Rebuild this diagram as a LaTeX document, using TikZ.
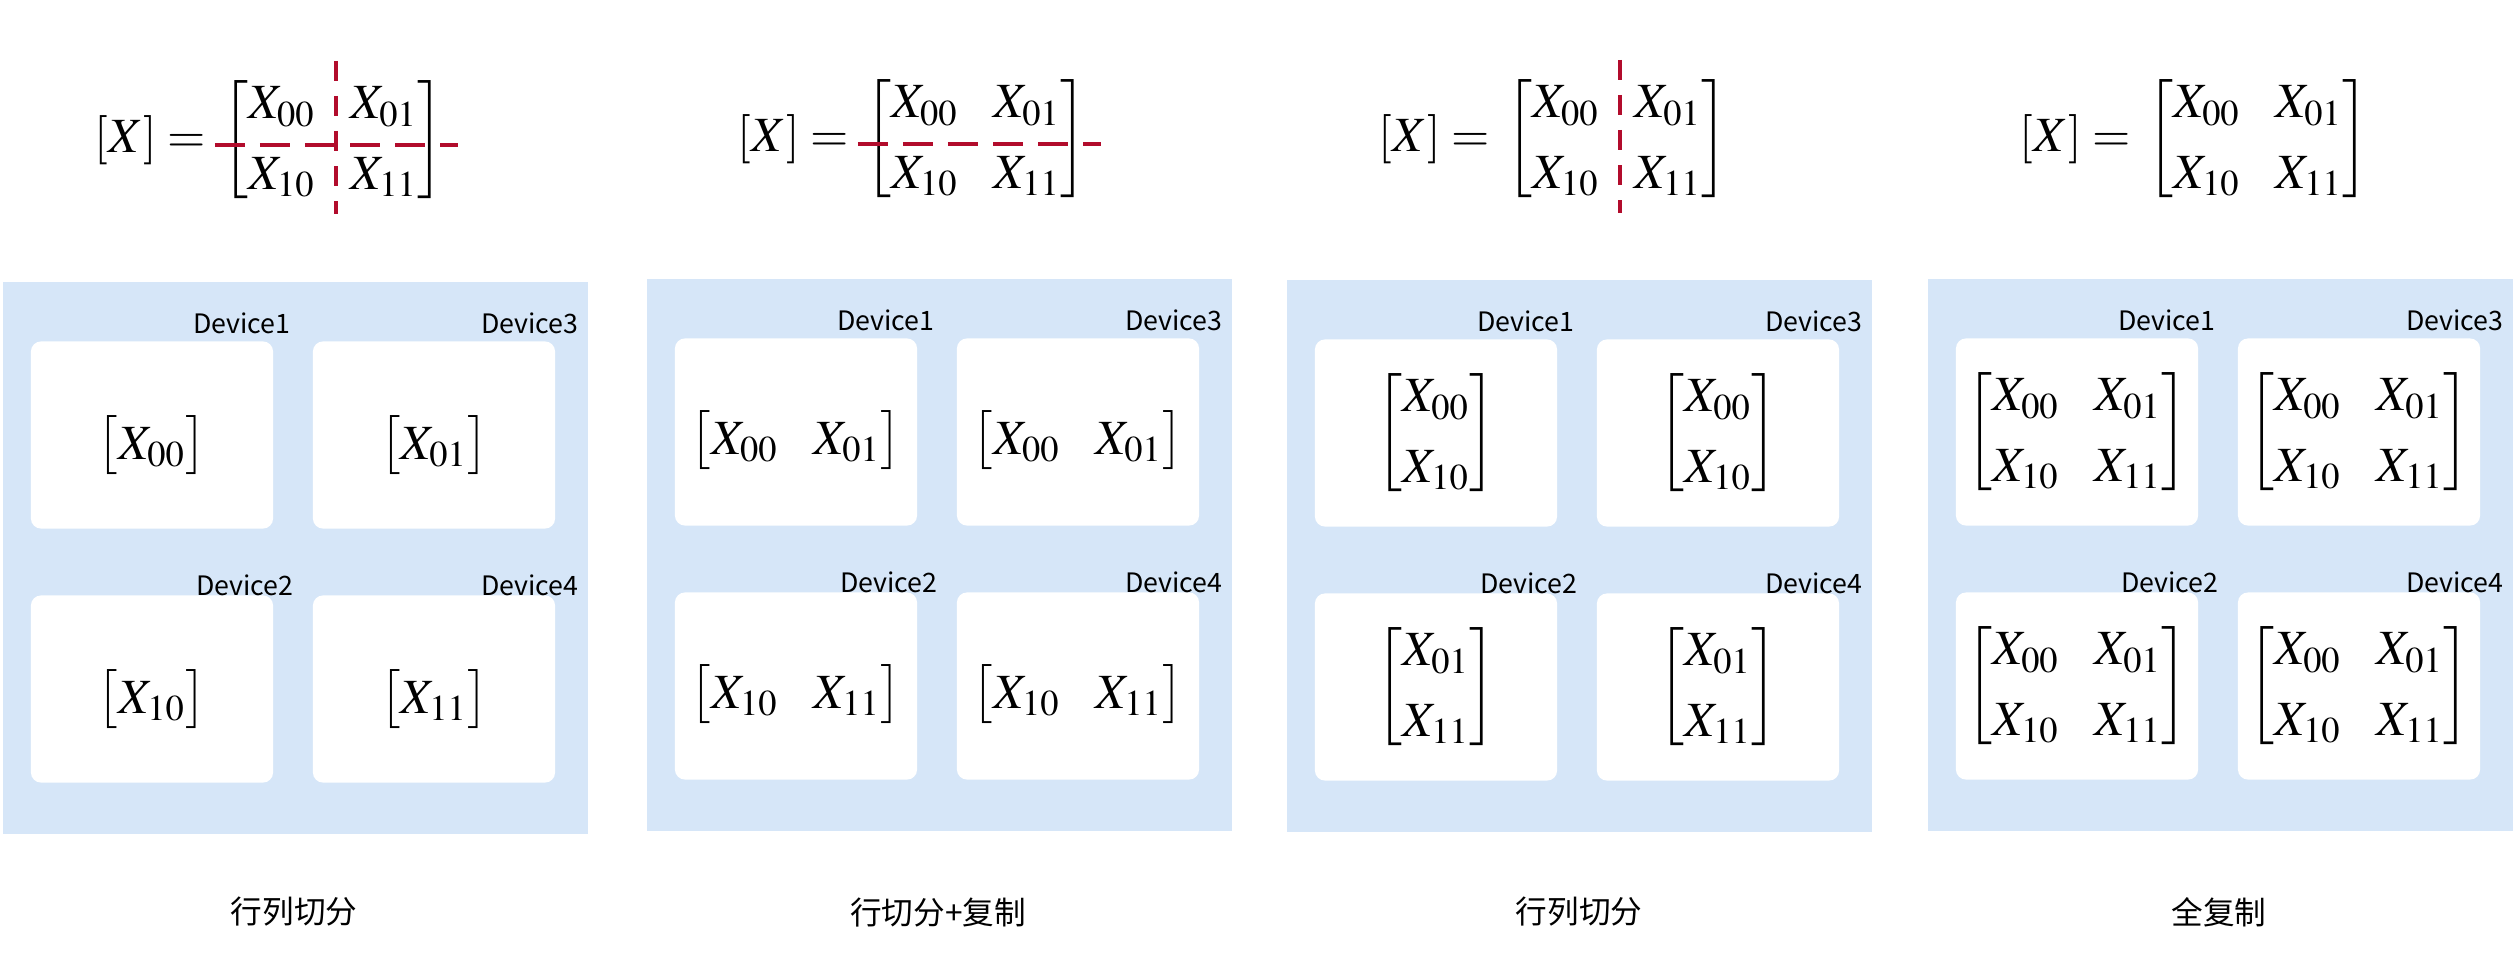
\documentclass[tikz,border=0pt]{standalone}
\usepackage{amsmath}
\usepackage{mathptmx}
\usepackage[no-math]{fontspec}
\newfontfamily\cjkfont{Noto Sans CJK SC}
\usetikzlibrary{positioning}
\definecolor{panelblue}{RGB}{214,230,248}
\definecolor{cutred}{RGB}{178,12,44}
\newcommand{\fullmat}{\begin{bmatrix} X_{00} & X_{01}\\ X_{10} & X_{11}\end{bmatrix}}
\newcommand{\onemat}[1]{\begin{bmatrix} #1 \end{bmatrix}}
\newcommand{\rowmat}[2]{\begin{bmatrix} #1 & #2 \end{bmatrix}}
\newcommand{\colmat}[2]{\begin{bmatrix} #1 \\ #2 \end{bmatrix}}
\delimiterfactor=800
\delimitershortfall=10pt
\begin{document}
\begin{tikzpicture}[x=0.01cm, y=-0.01cm,
  panel/.style={fill=panelblue, inner sep=0, minimum width=5.85cm, minimum height=5.52cm, anchor=north west},
  devbox/.style={fill=white, rounded corners=0.1cm, inner sep=0, minimum width=2.42cm, minimum height=1.87cm},
  devname/.style={font=\cjkfont\fontsize{7.6}{9}\selectfont, anchor=base east, inner sep=0},
  mat/.style={font=\fontsize{14}{20}\selectfont, inner sep=0},
  cut/.style={draw=cutred, line width=1.15pt},
  caption/.style={font=\cjkfont\fontsize{9}{11}\selectfont, inner sep=0}]
\useasboundingbox (0,0) rectangle (2518,954);
% rows and columns split
\begin{scope}[shift={(2,281)}]
\node[panel] (p1) at (0,0) {};
\node[devbox] (p1b1) at (150,154) {};
\node[devbox] (p1b2) at (150,408) {};
\node[devbox] (p1b3) at (432,154) {};
\node[devbox] (p1b4) at (432,408) {};
\node[devname] (p1n1) at (289,52) {Device1};
\node[devname] (p1n2) at (292,314) {Device2};
\node[devname] (p1n3) at (577,52) {Device3};
\node[devname] (p1n4) at (577,314) {Device4};
\node[mat] (p1m1) at ([yshift=-0.1cm]p1b1.center) {$\onemat{X_{00}}$};
\node[mat] (p1m2) at ([yshift=-0.1cm]p1b2.center) {$\onemat{X_{10}}$};
\node[mat] (p1m3) at ([yshift=-0.1cm]p1b3.center) {$\onemat{X_{01}}$};
\node[mat] (p1m4) at ([yshift=-0.1cm]p1b4.center) {$\onemat{X_{11}}$};
\node[mat] (p1top) at (331,-141) {$\fullmat$};
\node[mat, anchor=east] (p1lhs) at ([xshift=-0.15cm]p1top.west) {$[X] =$};
\draw[cut, dash pattern=on 0.3cm off 0.15cm] ([xshift=-1.18cm,yshift=-0.05cm]p1top.center) -- ([xshift=1.25cm,yshift=-0.05cm]p1top.center);
\draw[cut, dash pattern=on 0.2cm off 0.15cm] ([xshift=0.03cm,yshift=0.79cm]p1top.center) -- ([xshift=0.03cm,yshift=-0.74cm]p1top.center);
\node[caption] (p1cap) at (292,631) {行列切分};
\end{scope}
% row split + copy
\begin{scope}[shift={(646,278)}]
\node[panel] (p2) at (0,0) {};
\node[devbox] (p2b1) at (150,154) {};
\node[devbox] (p2b2) at (150,408) {};
\node[devbox] (p2b3) at (432,154) {};
\node[devbox] (p2b4) at (432,408) {};
\node[devname] (p2n1) at (289,52) {Device1};
\node[devname] (p2n2) at (292,314) {Device2};
\node[devname] (p2n3) at (577,52) {Device3};
\node[devname] (p2n4) at (577,314) {Device4};
\node[mat] (p2m1) at ([yshift=-0.08cm]p2b1.center) {$\rowmat{X_{00}}{X_{01}}$};
\node[mat] (p2m2) at ([yshift=-0.08cm]p2b2.center) {$\rowmat{X_{10}}{X_{11}}$};
\node[mat] (p2m3) at ([yshift=-0.08cm]p2b3.center) {$\rowmat{X_{00}}{X_{01}}$};
\node[mat] (p2m4) at ([yshift=-0.08cm]p2b4.center) {$\rowmat{X_{10}}{X_{11}}$};
\node[mat] (p2top) at (330,-139) {$\fullmat$};
\node[mat, anchor=east] (p2lhs) at ([xshift=-0.15cm]p2top.west) {$[X] =$};
\draw[cut, dash pattern=on 0.3cm off 0.15cm] ([xshift=-1.18cm,yshift=-0.05cm]p2top.center) -- ([xshift=1.25cm,yshift=-0.05cm]p2top.center);
\node[caption] (p2cap) at (292,634) {行切分+复制};
\end{scope}
% rows and columns split
\begin{scope}[shift={(1286,279)}]
\node[panel] (p3) at (0,0) {};
\node[devbox] (p3b1) at (150,154) {};
\node[devbox] (p3b2) at (150,408) {};
\node[devbox] (p3b3) at (432,154) {};
\node[devbox] (p3b4) at (432,408) {};
\node[devname] (p3n1) at (289,52) {Device1};
\node[devname] (p3n2) at (292,314) {Device2};
\node[devname] (p3n3) at (577,52) {Device3};
\node[devname] (p3n4) at (577,314) {Device4};
\node[mat] (p3m1) at (p3b1.center) {$\colmat{X_{00}}{X_{10}}$};
\node[mat] (p3m2) at (p3b2.center) {$\colmat{X_{01}}{X_{11}}$};
\node[mat] (p3m3) at (p3b3.center) {$\colmat{X_{00}}{X_{10}}$};
\node[mat] (p3m4) at (p3b4.center) {$\colmat{X_{01}}{X_{11}}$};
\node[mat] (p3top) at (331,-140) {$\fullmat$};
\node[mat, anchor=east] (p3lhs) at ([xshift=-0.15cm]p3top.west) {$[X] =$};
\draw[cut, dash pattern=on 0.2cm off 0.15cm] ([xshift=0.03cm,yshift=0.79cm]p3top.center) -- ([xshift=0.03cm,yshift=-0.74cm]p3top.center);
\node[caption] (p3cap) at (293,633) {行列切分};
\end{scope}
% full copy
\begin{scope}[shift={(1927,278)}]
\node[panel] (p4) at (0,0) {};
\node[devbox] (p4b1) at (150,154) {};
\node[devbox] (p4b2) at (150,408) {};
\node[devbox] (p4b3) at (432,154) {};
\node[devbox] (p4b4) at (432,408) {};
\node[devname] (p4n1) at (289,52) {Device1};
\node[devname] (p4n2) at (292,314) {Device2};
\node[devname] (p4n3) at (577,52) {Device3};
\node[devname] (p4n4) at (577,314) {Device4};
\node[mat] (p4m1) at (p4b1.center) {$\fullmat$};
\node[mat] (p4m2) at (p4b2.center) {$\fullmat$};
\node[mat] (p4m3) at (p4b3.center) {$\fullmat$};
\node[mat] (p4m4) at (p4b4.center) {$\fullmat$};
\node[mat] (p4top) at (331,-139) {$\fullmat$};
\node[mat, anchor=east] (p4lhs) at ([xshift=-0.15cm]p4top.west) {$[X] =$};
\node[caption] (p4cap) at (292,634) {全复制};
\end{scope}
\end{tikzpicture}
\end{document}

> TASK TO COMPLETE
Write out the material above once more, exactly as it reads, with no pictures.

> SOLUTION
Rebuild this diagram as a LaTeX document, using TikZ.
\documentclass[tikz,border=0pt]{standalone}
\usepackage{amsmath}
\usepackage{mathptmx}
\usepackage[no-math]{fontspec}
\newfontfamily\cjkfont{Noto Sans CJK SC}
\usetikzlibrary{positioning}
\definecolor{panelblue}{RGB}{214,230,248}
\definecolor{cutred}{RGB}{178,12,44}
\newcommand{\fullmat}{\begin{bmatrix} X_{00} & X_{01}\\ X_{10} & X_{11}\end{bmatrix}}
\newcommand{\onemat}[1]{\begin{bmatrix} #1 \end{bmatrix}}
\newcommand{\rowmat}[2]{\begin{bmatrix} #1 & #2 \end{bmatrix}}
\newcommand{\colmat}[2]{\begin{bmatrix} #1 \\ #2 \end{bmatrix}}
\delimiterfactor=800
\delimitershortfall=10pt
\begin{document}
\begin{tikzpicture}[x=0.01cm, y=-0.01cm,
  panel/.style={fill=panelblue, inner sep=0, minimum width=5.85cm, minimum height=5.52cm, anchor=north west},
  devbox/.style={fill=white, rounded corners=0.1cm, inner sep=0, minimum width=2.42cm, minimum height=1.87cm},
  devname/.style={font=\cjkfont\fontsize{7.6}{9}\selectfont, anchor=base east, inner sep=0},
  mat/.style={font=\fontsize{14}{20}\selectfont, inner sep=0},
  cut/.style={draw=cutred, line width=1.15pt},
  caption/.style={font=\cjkfont\fontsize{9}{11}\selectfont, inner sep=0}]
\useasboundingbox (0,0) rectangle (2518,954);
% rows and columns split
\begin{scope}[shift={(2,281)}]
\node[panel] (p1) at (0,0) {};
\node[devbox] (p1b1) at (150,154) {};
\node[devbox] (p1b2) at (150,408) {};
\node[devbox] (p1b3) at (432,154) {};
\node[devbox] (p1b4) at (432,408) {};
\node[devname] (p1n1) at (289,52) {Device1};
\node[devname] (p1n2) at (292,314) {Device2};
\node[devname] (p1n3) at (577,52) {Device3};
\node[devname] (p1n4) at (577,314) {Device4};
\node[mat] (p1m1) at ([yshift=-0.1cm]p1b1.center) {$\onemat{X_{00}}$};
\node[mat] (p1m2) at ([yshift=-0.1cm]p1b2.center) {$\onemat{X_{10}}$};
\node[mat] (p1m3) at ([yshift=-0.1cm]p1b3.center) {$\onemat{X_{01}}$};
\node[mat] (p1m4) at ([yshift=-0.1cm]p1b4.center) {$\onemat{X_{11}}$};
\node[mat] (p1top) at (331,-141) {$\fullmat$};
\node[mat, anchor=east] (p1lhs) at ([xshift=-0.15cm]p1top.west) {$[X] =$};
\draw[cut, dash pattern=on 0.3cm off 0.15cm] ([xshift=-1.18cm,yshift=-0.05cm]p1top.center) -- ([xshift=1.25cm,yshift=-0.05cm]p1top.center);
\draw[cut, dash pattern=on 0.2cm off 0.15cm] ([xshift=0.03cm,yshift=0.79cm]p1top.center) -- ([xshift=0.03cm,yshift=-0.74cm]p1top.center);
\node[caption] (p1cap) at (292,631) {行列切分};
\end{scope}
% row split + copy
\begin{scope}[shift={(646,278)}]
\node[panel] (p2) at (0,0) {};
\node[devbox] (p2b1) at (150,154) {};
\node[devbox] (p2b2) at (150,408) {};
\node[devbox] (p2b3) at (432,154) {};
\node[devbox] (p2b4) at (432,408) {};
\node[devname] (p2n1) at (289,52) {Device1};
\node[devname] (p2n2) at (292,314) {Device2};
\node[devname] (p2n3) at (577,52) {Device3};
\node[devname] (p2n4) at (577,314) {Device4};
\node[mat] (p2m1) at ([yshift=-0.08cm]p2b1.center) {$\rowmat{X_{00}}{X_{01}}$};
\node[mat] (p2m2) at ([yshift=-0.08cm]p2b2.center) {$\rowmat{X_{10}}{X_{11}}$};
\node[mat] (p2m3) at ([yshift=-0.08cm]p2b3.center) {$\rowmat{X_{00}}{X_{01}}$};
\node[mat] (p2m4) at ([yshift=-0.08cm]p2b4.center) {$\rowmat{X_{10}}{X_{11}}$};
\node[mat] (p2top) at (330,-139) {$\fullmat$};
\node[mat, anchor=east] (p2lhs) at ([xshift=-0.15cm]p2top.west) {$[X] =$};
\draw[cut, dash pattern=on 0.3cm off 0.15cm] ([xshift=-1.18cm,yshift=-0.05cm]p2top.center) -- ([xshift=1.25cm,yshift=-0.05cm]p2top.center);
\node[caption] (p2cap) at (292,634) {行切分+复制};
\end{scope}
% rows and columns split
\begin{scope}[shift={(1286,279)}]
\node[panel] (p3) at (0,0) {};
\node[devbox] (p3b1) at (150,154) {};
\node[devbox] (p3b2) at (150,408) {};
\node[devbox] (p3b3) at (432,154) {};
\node[devbox] (p3b4) at (432,408) {};
\node[devname] (p3n1) at (289,52) {Device1};
\node[devname] (p3n2) at (292,314) {Device2};
\node[devname] (p3n3) at (577,52) {Device3};
\node[devname] (p3n4) at (577,314) {Device4};
\node[mat] (p3m1) at (p3b1.center) {$\colmat{X_{00}}{X_{10}}$};
\node[mat] (p3m2) at (p3b2.center) {$\colmat{X_{01}}{X_{11}}$};
\node[mat] (p3m3) at (p3b3.center) {$\colmat{X_{00}}{X_{10}}$};
\node[mat] (p3m4) at (p3b4.center) {$\colmat{X_{01}}{X_{11}}$};
\node[mat] (p3top) at (331,-140) {$\fullmat$};
\node[mat, anchor=east] (p3lhs) at ([xshift=-0.15cm]p3top.west) {$[X] =$};
\draw[cut, dash pattern=on 0.2cm off 0.15cm] ([xshift=0.03cm,yshift=0.79cm]p3top.center) -- ([xshift=0.03cm,yshift=-0.74cm]p3top.center);
\node[caption] (p3cap) at (293,633) {行列切分};
\end{scope}
% full copy
\begin{scope}[shift={(1927,278)}]
\node[panel] (p4) at (0,0) {};
\node[devbox] (p4b1) at (150,154) {};
\node[devbox] (p4b2) at (150,408) {};
\node[devbox] (p4b3) at (432,154) {};
\node[devbox] (p4b4) at (432,408) {};
\node[devname] (p4n1) at (289,52) {Device1};
\node[devname] (p4n2) at (292,314) {Device2};
\node[devname] (p4n3) at (577,52) {Device3};
\node[devname] (p4n4) at (577,314) {Device4};
\node[mat] (p4m1) at (p4b1.center) {$\fullmat$};
\node[mat] (p4m2) at (p4b2.center) {$\fullmat$};
\node[mat] (p4m3) at (p4b3.center) {$\fullmat$};
\node[mat] (p4m4) at (p4b4.center) {$\fullmat$};
\node[mat] (p4top) at (331,-139) {$\fullmat$};
\node[mat, anchor=east] (p4lhs) at ([xshift=-0.15cm]p4top.west) {$[X] =$};
\node[caption] (p4cap) at (292,634) {全复制};
\end{scope}
\end{tikzpicture}
\end{document}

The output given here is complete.